Hamiltonian Adaptive Importance Sampling

Importance sampling (IS) is a powerful Monte Carlo (MC) methodology for approximating integrals, for instance in the context of Bayesian inference. In IS, the samples are simulated from the so-called proposal distribution, and the choice of this proposal is key for achieving a high performance. In adaptive IS (AIS) methods, a set of proposals is iteratively improved. AIS is a relevant and timely methodology although many limitations remain yet to be overcome, e.g., the curse of dimensionality in high-dimensional and multi-modal problems. Moreover, the Hamiltonian Monte Carlo (HMC) algorithm has become increasingly popular in machine learning and statistics. HMC has several appealing features such as its exploratory behavior, especially in high-dimensional targets, when other methods suffer.

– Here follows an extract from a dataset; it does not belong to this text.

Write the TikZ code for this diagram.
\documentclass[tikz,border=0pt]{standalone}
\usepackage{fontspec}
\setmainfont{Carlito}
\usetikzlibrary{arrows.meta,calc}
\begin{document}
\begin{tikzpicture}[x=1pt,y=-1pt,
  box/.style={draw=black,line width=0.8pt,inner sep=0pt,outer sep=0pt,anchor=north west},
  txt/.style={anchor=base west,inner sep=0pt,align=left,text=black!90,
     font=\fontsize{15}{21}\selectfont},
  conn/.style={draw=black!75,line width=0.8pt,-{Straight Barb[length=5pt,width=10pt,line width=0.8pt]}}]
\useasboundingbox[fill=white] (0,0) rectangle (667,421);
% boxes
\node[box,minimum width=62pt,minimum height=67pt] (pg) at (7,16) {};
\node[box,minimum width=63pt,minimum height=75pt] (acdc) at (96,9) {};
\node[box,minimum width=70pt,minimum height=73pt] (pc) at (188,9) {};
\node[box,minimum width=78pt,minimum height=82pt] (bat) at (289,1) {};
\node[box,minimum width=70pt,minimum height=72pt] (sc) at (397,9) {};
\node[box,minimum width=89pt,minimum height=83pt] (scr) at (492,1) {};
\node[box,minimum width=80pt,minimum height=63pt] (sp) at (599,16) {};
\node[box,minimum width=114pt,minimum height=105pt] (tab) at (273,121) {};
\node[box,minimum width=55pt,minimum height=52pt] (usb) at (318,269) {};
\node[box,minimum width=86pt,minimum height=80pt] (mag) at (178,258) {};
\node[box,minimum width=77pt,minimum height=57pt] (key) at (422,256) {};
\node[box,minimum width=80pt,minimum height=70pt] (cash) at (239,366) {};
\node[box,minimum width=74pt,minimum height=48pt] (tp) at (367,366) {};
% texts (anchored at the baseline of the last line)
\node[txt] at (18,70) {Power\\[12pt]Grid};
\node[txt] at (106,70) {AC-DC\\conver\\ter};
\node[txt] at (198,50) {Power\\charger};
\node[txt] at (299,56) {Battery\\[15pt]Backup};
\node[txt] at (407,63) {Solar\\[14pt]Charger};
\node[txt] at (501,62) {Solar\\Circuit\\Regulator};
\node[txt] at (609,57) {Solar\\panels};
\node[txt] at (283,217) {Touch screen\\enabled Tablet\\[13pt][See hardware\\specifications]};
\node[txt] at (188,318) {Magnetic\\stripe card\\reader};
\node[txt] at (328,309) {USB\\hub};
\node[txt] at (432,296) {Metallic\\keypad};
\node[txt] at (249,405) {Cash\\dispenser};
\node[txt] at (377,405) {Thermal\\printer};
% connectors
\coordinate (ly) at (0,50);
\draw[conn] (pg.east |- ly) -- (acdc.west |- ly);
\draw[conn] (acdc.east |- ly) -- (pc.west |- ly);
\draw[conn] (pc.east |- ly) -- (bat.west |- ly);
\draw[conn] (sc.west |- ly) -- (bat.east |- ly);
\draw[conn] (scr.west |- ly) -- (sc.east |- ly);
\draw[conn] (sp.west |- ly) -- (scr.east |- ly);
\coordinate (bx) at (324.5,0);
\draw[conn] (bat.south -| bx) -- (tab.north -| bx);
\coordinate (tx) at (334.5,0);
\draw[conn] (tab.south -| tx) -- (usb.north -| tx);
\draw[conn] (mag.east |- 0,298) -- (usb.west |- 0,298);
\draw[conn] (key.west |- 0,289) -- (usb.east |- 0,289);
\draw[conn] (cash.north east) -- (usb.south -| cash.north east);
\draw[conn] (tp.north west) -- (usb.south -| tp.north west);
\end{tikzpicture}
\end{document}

In this paper, we introduce the novel Hamiltonian adaptive importance sampling (HAIS) method. HAIS implements a two-step adaptive process with parallel HMC chains that cooperate at each iteration. The proposed HAIS efficiently adapts a population of proposals, extracting the advantages of HMC. HAIS can be understood as a particular instance of the generic layered AIS family with an additional resampling step. HAIS achieves a significant performance improvement in high-dimensional problems w.r.t. state-of-the-art algorithms. We discuss the statistical properties of HAIS and show its high performance in two challenging examples.